ただいまi-BOXで開催中のグループ展「○(まる)」は、小原みさきさん、星川史香さん、松山彩美さんの3名による作品展。開催前にDMやポスターをご覧になった方は「いったいどんな展覧会なんだろう?」と頭に疑問符が浮かんだのではないでしょうか。
まる?

先日、小原みさきさんに、自身の作品についてお話を聞いてみました。
小原さんの作品「ベガ」は、空間そのものがひとつの作品となっており、メインは机上にぽつんと置いてある写真集。製本も自ら手がけています。人を撮るのが好きだという小原さんが撮りためたポートレートが詰まっているこの写真集は、「○(まる)」のために作られたもの。この人とはどんな関係なのかな、なんて想像しながら見ても楽しいかもしれませんね。
その隣に置かれたカメラは中古で購入したというかなり古いもので、写真集のポートレートを実際に撮影したものらしいのですが、制作中にとうとう壊れてしまったそうです…。そのカメラで撮られた最後のページのポートレートが、ちょっぴり不思議な風合いとなっています。そんなところにも注目してみてください。

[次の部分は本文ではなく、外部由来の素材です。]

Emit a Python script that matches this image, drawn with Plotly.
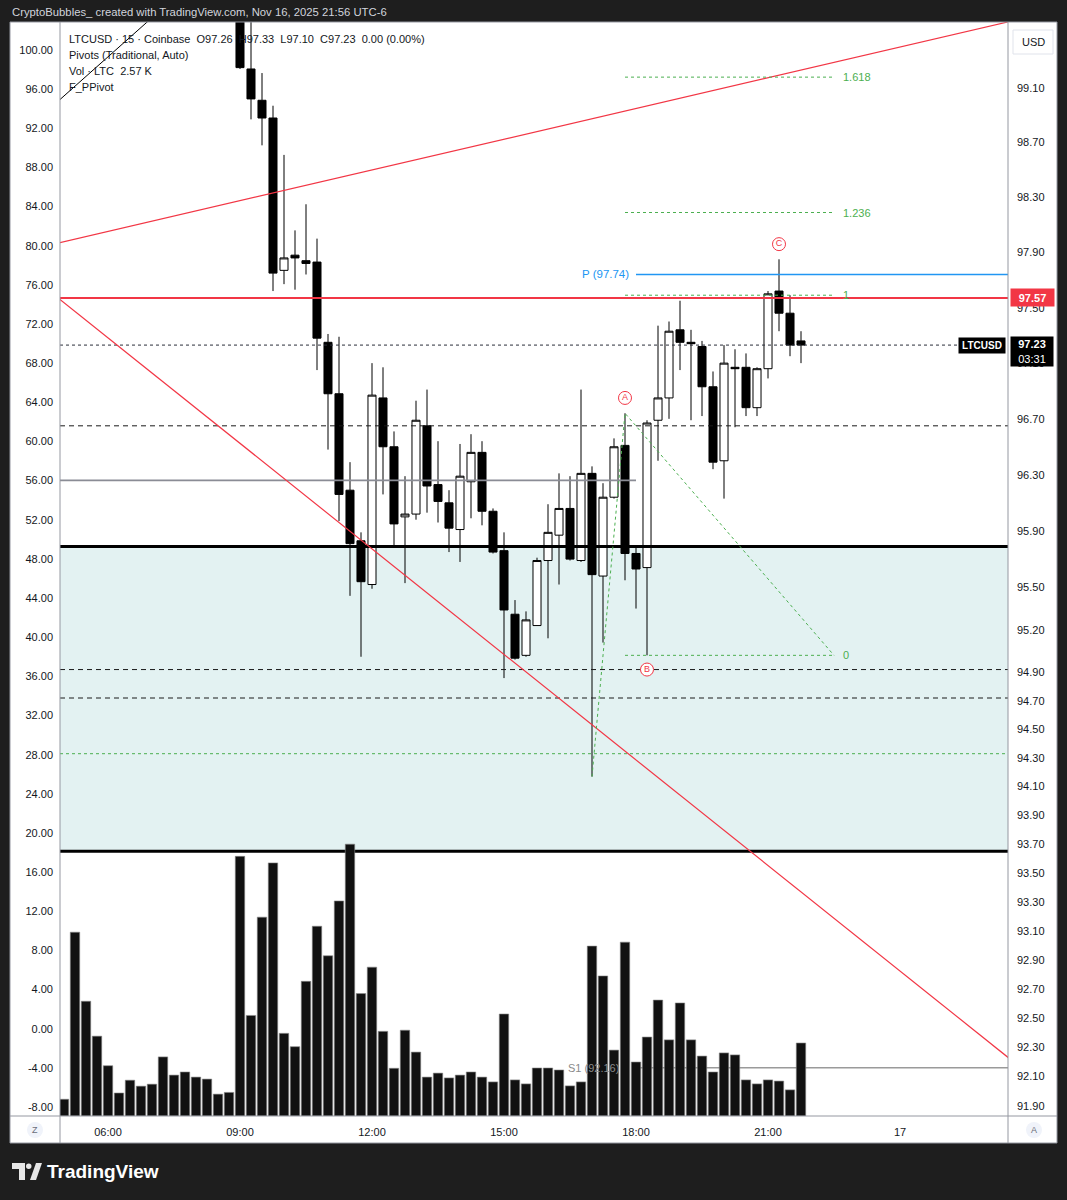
import math
import plotly.graph_objects as go

# ------------------------------------------------------------------ data
DATE = "2025-11-16 "

candle_hhmm = ["09:00", "09:15", "09:30", "09:45", "10:00", "10:15", "10:30", "10:45",
               "11:00", "11:15", "11:30", "11:45", "12:00", "12:15", "12:30", "12:45",
               "13:00", "13:15", "13:30", "13:45", "14:00", "14:15", "14:30", "14:45",
               "15:00", "15:15", "15:30", "15:45", "16:00", "16:15", "16:30", "16:45",
               "17:00", "17:15", "17:30", "17:45", "18:00", "18:15", "18:30", "18:45",
               "19:00", "19:15", "19:30", "19:45", "20:00", "20:15", "20:30", "20:45",
               "21:00", "21:15", "21:30", "21:45"]

opens = [100.20, 99.24, 99.01, 98.88, 97.77, 97.88, 97.84, 97.83,
         97.25, 96.88, 96.19, 95.83, 95.52, 96.85, 96.50, 96.00,
         96.02, 96.65, 96.23, 96.10, 95.91, 96.25, 96.46, 96.04,
         95.76, 95.31, 95.02, 95.23, 95.69, 95.87, 96.06, 95.69,
         96.31, 95.58, 96.14, 96.51, 95.74, 95.64, 96.69, 96.85,
         97.34, 97.25, 97.22, 96.93, 96.40, 97.07, 97.07, 96.78,
         97.06, 97.62, 97.46, 97.26]
highs = [100.40, 99.85, 99.21, 98.97, 98.61, 98.06, 98.25, 98.00,
         97.31, 97.29, 96.39, 95.89, 97.10, 97.07, 96.61, 96.29,
         96.83, 96.91, 96.54, 96.19, 96.52, 96.59, 96.54, 96.06,
         95.89, 95.41, 95.33, 95.71, 96.09, 96.31, 96.29, 96.91,
         96.36, 96.24, 96.56, 96.74, 95.78, 96.69, 97.37, 97.40,
         97.55, 97.34, 97.26, 97.04, 97.23, 97.20, 97.17, 97.07,
         97.62, 97.85, 97.59, 97.33]
lows = [99.24, 98.87, 98.68, 97.62, 97.67, 97.63, 97.74, 97.05,
        96.48, 95.97, 95.44, 95.01, 95.49, 96.16, 95.79, 95.53,
        95.98, 96.03, 95.96, 95.75, 95.68, 95.99, 95.94, 95.74,
        94.86, 94.99, 95.01, 95.23, 95.14, 95.52, 95.69, 95.68,
        94.17, 95.11, 96.13, 95.55, 95.35, 95.02, 96.40, 96.70,
        97.05, 96.69, 96.72, 96.34, 96.13, 96.64, 96.72, 96.72,
        96.99, 97.33, 97.15, 97.10]
closes = [99.25, 99.02, 98.88, 97.75, 97.86, 97.86, 97.82, 97.28,
          96.88, 96.16, 95.81, 95.54, 96.87, 96.50, 95.95, 96.02,
          96.69, 96.22, 96.11, 95.92, 96.29, 96.46, 96.04, 95.75,
          95.34, 95.00, 95.27, 95.69, 95.89, 96.06, 95.70, 96.31,
          95.59, 96.14, 96.50, 95.74, 95.63, 96.67, 96.85, 97.33,
          97.25, 97.24, 96.93, 96.39, 97.10, 97.06, 96.78, 97.06,
          97.60, 97.46, 97.23, 97.23]

vol_hhmm = ["05:00", "05:15", "05:30", "05:45", "06:00", "06:15", "06:30", "06:45",
            "07:00", "07:15", "07:30", "07:45", "08:00", "08:15", "08:30", "08:45"] + candle_hhmm
volume_k = [0.59, 6.47, 4.04, 2.81, 1.77, 0.81, 1.26, 1.05, 1.12, 2.08, 1.44, 1.55, 1.37, 1.30, 0.77, 0.83,
            9.14, 3.54, 7.00, 8.91, 2.91, 2.44, 4.74, 6.68, 5.64, 7.57, 9.57, 4.31, 5.24, 2.98, 1.68, 3.02,
            2.25, 1.37, 1.51, 1.34, 1.44, 1.55, 1.37, 1.20, 3.59, 1.27, 1.13, 1.69, 1.69, 1.62, 1.06, 1.20,
            5.98, 4.93, 2.32, 6.12, 1.90, 2.78, 4.08, 2.68, 3.98, 2.68, 2.11, 1.55, 2.22, 2.15, 1.27, 1.13,
            1.27, 1.23, 0.92, 2.57]

# horizontal levels
red_level = 97.57
pivot_p = 97.74
pivot_s1 = 92.16
gray_level = 96.26
dashed_levels = [96.65, 94.92, 94.72]
zone_top, zone_bottom = 95.79, 93.65
green_full_level = 94.33
last_price = 97.23

# trend-based fib extension
fib_labels = ["0", "1", "1.236", "1.618"]
fib_prices = [95.02, 97.59, 98.19, 99.18]
fib_start, fib_end = "2025-11-16 17:45", "2025-11-16 22:30"
xab_time = ["2025-11-16 17:00", "2025-11-16 17:45", "2025-11-16 22:30"]
xab_price = [94.17, 96.74, 95.02]

# trend lines
red_down_time = ["2025-11-16 04:45", "2025-11-17 02:30"]
red_down_price = [97.60, 92.22]
red_up_time = ["2025-11-16 04:45", "2025-11-17 02:30"]
red_up_price = [97.96, 99.59]
black_time = ["2025-11-16 04:45", "2025-11-16 07:15"]
black_price = [98.97, 99.69]

# A/B/C labels
abc_text = ["A", "B", "C"]
abc_time = ["2025-11-16 17:45", "2025-11-16 18:15", "2025-11-16 21:15"]
abc_price = [96.85, 94.92, 97.96]

# axes ticks
right_ticks = [99.10, 98.70, 98.30, 97.90, 97.50, 97.10, 96.70, 96.30, 95.90, 95.50, 95.20,
               94.90, 94.70, 94.50, 94.30, 94.10, 93.90, 93.70, 93.50, 93.30, 93.10, 92.90,
               92.70, 92.50, 92.30, 92.10, 91.90]
left_ticks = [100, 96, 92, 88, 84, 80, 76, 72, 68, 64, 60, 56, 52, 48, 44, 40, 36, 32, 28,
              24, 20, 16, 12, 8, 4, 0, -4, -8]
time_tick_vals = ["2025-11-16 06:00", "2025-11-16 09:00", "2025-11-16 12:00", "2025-11-16 15:00",
                  "2025-11-16 18:00", "2025-11-16 21:00", "2025-11-17 00:00"]
time_tick_text = ["06:00", "09:00", "12:00", "15:00", "18:00", "21:00", "17"]

# ------------------------------------------------------------------ layout geometry
W, H = 1067, 1200
PL, PR, PT, PB = 60, 1008, 22, 1116
BG = "#1e1e1e"
FONT = "Liberation Sans"
TXT = "#131722"
RED = "#f23645"
GREEN = "#4caf50"
BLUE = "#2196f3"
BORDER = "#9598a1"


def px(x):
    return (x - PL) / (PR - PL)


def py(y):
    return (PB - y) / (PB - PT)


def lg(p):
    return math.log10(p)


Y_RANGE = [lg(91.831), lg(99.586)]
X_RANGE = ["2025-11-16 04:54:33", "2025-11-17 02:27:16"]
FULL_X = ["2025-11-16 04:30", "2025-11-17 03:00"]

cx = [DATE + t for t in candle_hhmm]
vx = [DATE + t for t in vol_hhmm]

fig = go.Figure()


def line(x, y, color, width=1, dash="solid", **kw):
    fig.add_trace(go.Scatter(x=x, y=y, mode="lines", line=dict(color=color, width=width, dash=dash),
                             hoverinfo="skip", showlegend=False, **kw))


# left scale anchor (invisible)
fig.add_trace(go.Scatter(x=[cx[0]] * len(left_ticks), y=left_ticks, yaxis="y2", mode="markers",
                         marker=dict(opacity=0), hoverinfo="skip", showlegend=False))

fig.add_trace(go.Bar(
    x=vx, y=volume_k, yaxis="y3",
    marker=dict(color="#111111", line=dict(color="#8c8c8c", width=0.6)),
    hoverinfo="skip", showlegend=False))

fig.add_trace(go.Candlestick(
    x=cx, open=opens, high=highs, low=lows, close=closes,
    increasing=dict(line=dict(color="#000000", width=1), fillcolor="#ffffff"),
    decreasing=dict(line=dict(color="#000000", width=1), fillcolor="#000000"),
    whiskerwidth=0, hoverinfo="skip", showlegend=False))

# horizontal drawings
for lv in dashed_levels:
    line(FULL_X, [lv, lv], "#1a1a1a", 1, "5px,4px")
line(FULL_X, [green_full_level, green_full_level], GREEN, 1, "dot")
line(FULL_X, [last_price, last_price], "#2a2e39", 1, "dot")
line(["2025-11-16 04:30", "2025-11-16 18:00"], [gray_level, gray_level], "#8a8c95", 1.6)
for lv in (zone_top, zone_bottom):
    line(FULL_X, [lv, lv], "#000000", 3)
line(FULL_X, [red_level, red_level], RED, 2)
line(["2025-11-16 18:00", "2025-11-17 03:00"], [pivot_p, pivot_p], BLUE, 1.6)
line(["2025-11-16 18:00", "2025-11-17 03:00"], [pivot_s1, pivot_s1], "#9a9a9a", 1.6)

# trend lines and fib
line(red_down_time, red_down_price, RED, 1.2)
line(red_up_time, red_up_price, RED, 1.2)
line(black_time, black_price, "#000000", 1)
line(xab_time, xab_price, GREEN, 1, "dot")
for p in fib_prices:
    line([fib_start, fib_end], [p, p], GREEN, 1, "dot")

# A/B/C circled labels
fig.add_trace(go.Scatter(x=abc_time, y=abc_price, mode="markers+text", text=abc_text,
                         textposition="middle center",
                         textfont=dict(family=FONT, size=9, color=RED),
                         marker=dict(size=13, color="rgba(255,255,255,0.95)", line=dict(color=RED, width=1)),
                         hoverinfo="skip", showlegend=False))

shapes = []
# white panel
shapes.append(dict(type="rect", xref="paper", yref="paper", x0=px(10), x1=px(1057), y0=py(1143), y1=py(22),
                   fillcolor="#ffffff", line=dict(width=0), layer="below"))
# teal zone, below the candles (shape positions on the log axis given as prices)
shapes.append(dict(type="rect", xref="paper", yref="y", x0=0, x1=1, y0=zone_bottom, y1=zone_top,
                   fillcolor="#e3f2f2", line=dict(width=0), layer="below"))
# frame lines
for (x0, y0, x1, y1) in [(PL, 22, PL, 1143), (PR, 22, PR, 1143), (10, PB, 1057, PB),
                         (10, 22, 1057, 22), (10, 1143, 1057, 1143), (10, 22, 10, 1143), (1057, 22, 1057, 1143)]:
    shapes.append(dict(type="line", xref="paper", yref="paper", x0=px(x0), x1=px(x1), y0=py(y0), y1=py(y1),
                       line=dict(color=BORDER, width=1), layer="above"))
# USD box, Z / A buttons
shapes.append(dict(type="rect", xref="paper", yref="paper", x0=px(1013), x1=px(1053), y0=py(54), y1=py(30),
                   fillcolor="#ffffff", line=dict(color="#e0e3eb", width=1), layer="above"))
for cxp in (35, 1034):
    shapes.append(dict(type="circle", xref="paper", yref="paper", x0=px(cxp - 8), x1=px(cxp + 8),
                       y0=py(1138), y1=py(1122), fillcolor="#f0f3fa", line=dict(width=0), layer="above"))


def path(pts):
    return "M" + " L".join(f"{px(a):.5f},{py(b):.5f}" for a, b in pts) + " Z"


# TradingView logo icon
shapes.append(dict(type="path", xref="paper", yref="paper",
                   path=path([(12, 1163), (25, 1163), (25, 1180), (19, 1180), (19, 1169), (12, 1169)]),
                   fillcolor="#e6e6e6", line=dict(width=0), layer="above"))
shapes.append(dict(type="circle", xref="paper", yref="paper", x0=px(26), x1=px(31.5), y0=py(1169), y1=py(1163.5),
                   fillcolor="#e6e6e6", line=dict(width=0), layer="above"))
shapes.append(dict(type="path", xref="paper", yref="paper",
                   path=path([(30, 1180), (36, 1163), (42, 1163), (36, 1180)]),
                   fillcolor="#e6e6e6", line=dict(width=0), layer="above"))

ann = []


def text(x, y, s, size=11, color=TXT, xanchor="left", yanchor="middle", xref="paper", yref="paper", **kw):
    ann.append(dict(x=x, y=y, text=s, xref=xref, yref=yref, xanchor=xanchor, yanchor=yanchor,
                    showarrow=False, font=dict(family=FONT, size=size, color=color), **kw))


text(px(10), py(12), "CryptoBubbles_ created with TradingView.com, Nov 16, 2025 21:56 UTC-6", 11.3, "#d1d4dc")
text(px(67), py(39), "LTCUSD · 15 · Coinbase  O97.26  H97.33  L97.10  C97.23  0.00 (0.00%)", 11)
text(px(67), py(55), "Pivots (Traditional, Auto)", 11)
text(px(67), py(71), "Vol · LTC  2.57 K", 11)
text(px(67), py(87), "F_PPivot", 11)

text("2025-11-16 18:00", lg(pivot_p), f"P ({pivot_p:.2f})", 11.5, BLUE, xanchor="right", xref="x", yref="y", xshift=-5)
text("2025-11-16 18:00", lg(pivot_s1), f"S1 ({pivot_s1:.2f})", 11, "#8a8a8a", xanchor="right", xref="x", yref="y", xshift=-15)
for lab, p in zip(fib_labels, fib_prices):
    text(fib_end, lg(p), lab, 11, GREEN, xref="x", yref="y", xshift=7)

text(px(1010), lg(red_level), f"<b>{red_level:.2f}</b>", 11, "#ffffff", yref="y",
     bgcolor=RED, width=39, height=13, borderpad=2, align="center")
text(px(1010), lg(last_price), f"<b>{last_price:.2f}</b><br>03:31", 11, "#ffffff", yref="y",
     yanchor="top", yshift=9,
     bgcolor="#000000", width=38, height=25, borderpad=2, align="center")
text(px(1006), lg(last_price), "<b>LTCUSD</b>", 10, "#ffffff", xanchor="right", yref="y",
     bgcolor="#000000", width=42, height=11, borderpad=2, align="center")
text(px(1033), py(42), "USD", 11, TXT, xanchor="center")
text(px(35), py(1130), "Z", 9, "#6a6d78", xanchor="center")
text(px(1034), py(1130), "A", 9, "#6a6d78", xanchor="center")
text(px(45), py(1171), "<b>TradingView</b>", 19, "#ffffff")

fig.update_layout(
    width=W, height=H,
    margin=dict(l=PL, r=W - PR, t=PT, b=H - PB),
    paper_bgcolor=BG, plot_bgcolor="#ffffff",
    font=dict(family=FONT, size=11, color=TXT),
    showlegend=False, bargap=0.14, boxgap=0.27, boxgroupgap=0,
    xaxis=dict(type="date", range=X_RANGE, rangeslider=dict(visible=False), showgrid=False, zeroline=False,
               showline=False, tickmode="array", tickvals=time_tick_vals, ticktext=time_tick_text,
               ticks="", ticklabelstandoff=8, tickfont=dict(family=FONT, size=11, color=TXT)),
    yaxis=dict(type="log", side="right", range=Y_RANGE, showgrid=False, zeroline=False, showline=False,
               tickmode="array", tickvals=right_ticks, ticktext=[f"{v:.2f}" for v in right_ticks],
               ticks="", ticklabelstandoff=8, tickfont=dict(family=FONT, size=11, color=TXT)),
    yaxis2=dict(overlaying="y", side="left", range=[-8.92, 102.86], showgrid=False, zeroline=False,
                showline=False, tickmode="array", tickvals=left_ticks,
                ticktext=[f"{v:.2f}" for v in left_ticks], ticks="", ticklabelstandoff=6,
                tickfont=dict(family=FONT, size=11, color=TXT)),
    yaxis3=dict(overlaying="y", range=[0, 38.51], visible=False),
    shapes=shapes, annotations=ann,
)

fig.write_html("out.html")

なぜ人を撮りはじめたのかお聞きしたところ、子どもの頃、夜に自分が2階で寝ているとき、1階にはお父さんやお母さんが居るはずだけど、でも、本当に居るのかな…?と不安になったことがあったそうです。そんな気持ちが、ひとり暮らしを始めたときに蘇り、「写真に撮ると、“居る”って感じがするから、“確か”っぽくして安心したい気持ちがあった」とのこと。写真を撮る、撮られるということ自体が相手とのコミュニケーションのツールのひとつにもなっているんだとか。
机上のものはすべて触って良いそうですので、ぜひ椅子に座ってゆっくりとご覧になってみてください。(ただし、やさしく扱って元の場所に戻してくださいね)。